I spent over a quarter century (sounds cool and authorative, doesn't it?) with a tremendous desire to, and feeling that I didn't, belong. It was a struggle. A serious war that waged within me causing me great distress and many sleepless nights. And a lot of crying. Serious crying. The type of crying that makes your throat sore.
You didn't know about this? You wouldn't. I knew that exposing my self-esteem issues might create conditions for sympathy-induced belonging. But I also knew what a burden I would be to others if they knew how needy I was and risking being thrown out of a group because of my attachment problems. That was a risk I coudn't take.
So in my younger years I became loud and funny, hoping to belong. In high school I joined groups and sought leadership positions, hoping to belong. In my early college years I found "true, authentic, Holy Spirit filled, fellowship of the unashamed" Christianity, hoping to belong. Later on in college I tried to become intellectual, hoping to belong. For the longest period I would never turn down a single offer to hang out or help out, no matter how inconvenient it was. Because if I said no to a social gathering or a dinner or a ball game or a visit or a chance to help someon out, I might not get asked again and I wouldn't belong. In any position I held in which the hierarchical system placed me above another, I was always the lenient one. Cool people belong and I wanted to be cool.

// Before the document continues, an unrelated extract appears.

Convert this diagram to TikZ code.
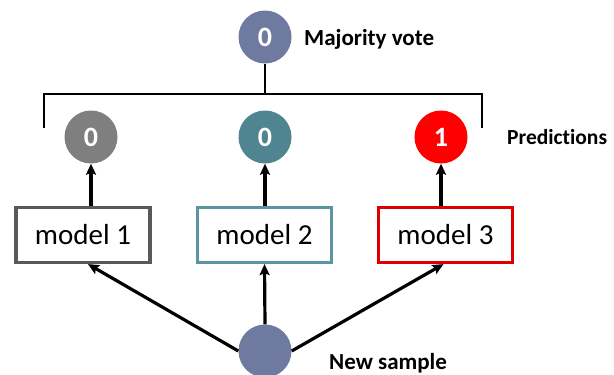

I worked and I maneuvered and I postured. Just so I would belong. And when I didn't feel I belonged, I cried and grieved and developed a new personality or craft or schtick and I worked harder and harder just so you'd like me. And it worked. And I got good at it. I'm still good at it.
And today, standing in the field in front of New Canaan Baptist Church in the middle of Nowhere, Tx, letting the breeze blow through me like healing waters I had the realization that it's been over three years since I've stayed up at night crying over someone or a group of someones I perceived as not wanting me. I've actually, several times over the past few years, said "no" to opportunities of hanging out with people for the sole purpose of spending time with myself. I know there are people who care for me deeply and I've learned how to have the grace to receive their love.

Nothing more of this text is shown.